Everything’s terrorism these days. You can’t even grow a giant marrow without the bomb squad swinging by.

So it’s hardly much of a surprise that one man’s harmless but highly competitive hobby of growing outsize vegetables have attracted the attention of the law.

But, to be honest, it’s probably more to do with a huge purchase of various fertilisers, screws, plastic tubes and sheeting that a red light started flashing at GCHQ in Cheltenham.

As a teenage pyromaniac, those where exactly the things I bought when I wanted to make things go bang.

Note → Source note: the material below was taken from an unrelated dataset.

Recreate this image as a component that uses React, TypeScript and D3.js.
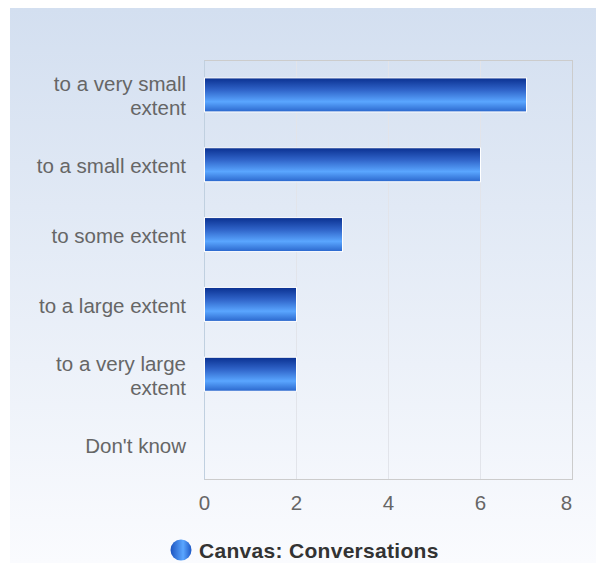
import React from "react";
import * as d3 from "d3";

const categories: string[][] = [
  ["to a very small", "extent"],
  ["to a small extent"],
  ["to some extent"],
  ["to a large extent"],
  ["to a very large", "extent"],
  ["Don't know"],
];
const values: number[] = [7, 6, 3, 2, 2, 0];
const xTicks: number[] = [0, 2, 4, 6, 8];
const seriesName = "Canvas: Conversations";

const W = 596;
const H = 563;
const left = 204.5;
const right = 572.5;
const top = 60.5;
const bottom = 479.5;
const FONT = "'Liberation Sans', Arial, Helvetica, sans-serif";

export default function App() {
  const x = d3.scaleLinear().domain([0, 8]).range([left, right]);
  const band = (bottom - top) / categories.length;
  const barH = 34;
  return (
    <svg
      width={W}
      height={H}
      style={{ position: "absolute", left: 0, top: 0 }}
      fontFamily={FONT}
    >
      <defs>
        <linearGradient id="bg" x1="0" y1="0" x2="0" y2="1">
          <stop offset="0" stopColor="#d3dff0" />
          <stop offset="1" stopColor="#fafbfe" />
        </linearGradient>
        <linearGradient id="bar" x1="0" y1="0" x2="0" y2="1">
          <stop offset="0" stopColor="#0a3090" />
          <stop offset="0.35" stopColor="#2f63c8" />
          <stop offset="0.7" stopColor="#5aa6ff" />
          <stop offset="1" stopColor="#2a66cc" />
        </linearGradient>
        <linearGradient id="leg" x1="0" y1="0" x2="1" y2="0">
          <stop offset="0" stopColor="#1c54c0" />
          <stop offset="0.6" stopColor="#5aa6ff" />
          <stop offset="1" stopColor="#1e58c6" />
        </linearGradient>
      </defs>
      <rect x={10} y={8} width={W - 10} height={H - 8} fill="url(#bg)" />
      {xTicks.map((t) => (
        <line
          key={"g" + t}
          x1={x(t)}
          x2={x(t)}
          y1={top}
          y2={bottom}
          stroke="#e2e4ea"
          strokeWidth={1}
        />
      ))}
      <rect
        x={left}
        y={top}
        width={right - left}
        height={bottom - top}
        fill="none"
        stroke="#cccccc"
        strokeWidth={1}
      />
      <line x1={left} x2={left} y1={top} y2={bottom} stroke="#c0d0e0" strokeWidth={1} />
      {values.map((v, i) => {
        const cy = top + band * (i + 0.5);
        const w = x(v) - x(0);
        return w > 0 ? (
          <rect
            key={"b" + i}
            x={x(0)}
            y={cy - barH / 2 - 0.5}
            width={w}
            height={barH}
            fill="url(#bar)"
            stroke="#ffffff"
            strokeWidth={1}
          />
        ) : null;
      })}
      {categories.map((lines, i) => {
        const cy = top + band * (i + 0.5);
        const lh = 24;
        const y0 = cy - ((lines.length - 1) * lh) / 2 + 8;
        return (
          <text
            key={"c" + i}
            textAnchor="end"
            fontSize={20.5}
            fill="#666666"
          >
            {lines.map((l, j) => (
              <tspan key={j} x={186} y={y0 + j * lh}>
                {l}
              </tspan>
            ))}
          </text>
        );
      })}
      {xTicks.map((t, i) => {
        const last = i === xTicks.length - 1;
        return (
          <text
            key={"t" + t}
            x={last ? x(t) : x(t)}
            dx={last ? -6 : 0}
            y={510}
            textAnchor="middle"
            fontSize={20.5}
            fill="#666666"
          >
            {t}
          </text>
        );
      })}
      <circle cx={181} cy={550} r={10.5} fill="url(#leg)" />
      <text x={199} y={557.5} fontSize={21} fontWeight="bold" fill="#333333" letterSpacing={0.3}>
        {seriesName}
      </text>
    </svg>
  );
}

Nottingham Post: Man who is really, really into growing massive marrows, celery and onions would like to point out that he is not a terrorist after a friendly visit from the local constabulary

In his own words:

“All the things I had were things I needed for a homemade bomb.

“It’s a joke among the giant veg growing community that we might get a knock on the door from the boys in blue over the amount of fertiliser we buy. 

“We joke that they would think we were making bombs – or growing cannabis.”

Meanwhile, back at the cop shop, a red light starts flashing on the drug squad’s desk.

And people are very protective of their homegrown veg:

Border Mail: “I hope they choke,” says gardener after produce stolen from garden

Other threats may include “Guess where this marrow’s going” and “You’re right, except it’s going up there sideways”.

So out take-home is this: Woe betide the person who upsets back-garden growers. They’ve got the kit, they’ve got the know-how, they WILL send you an exploding marrow.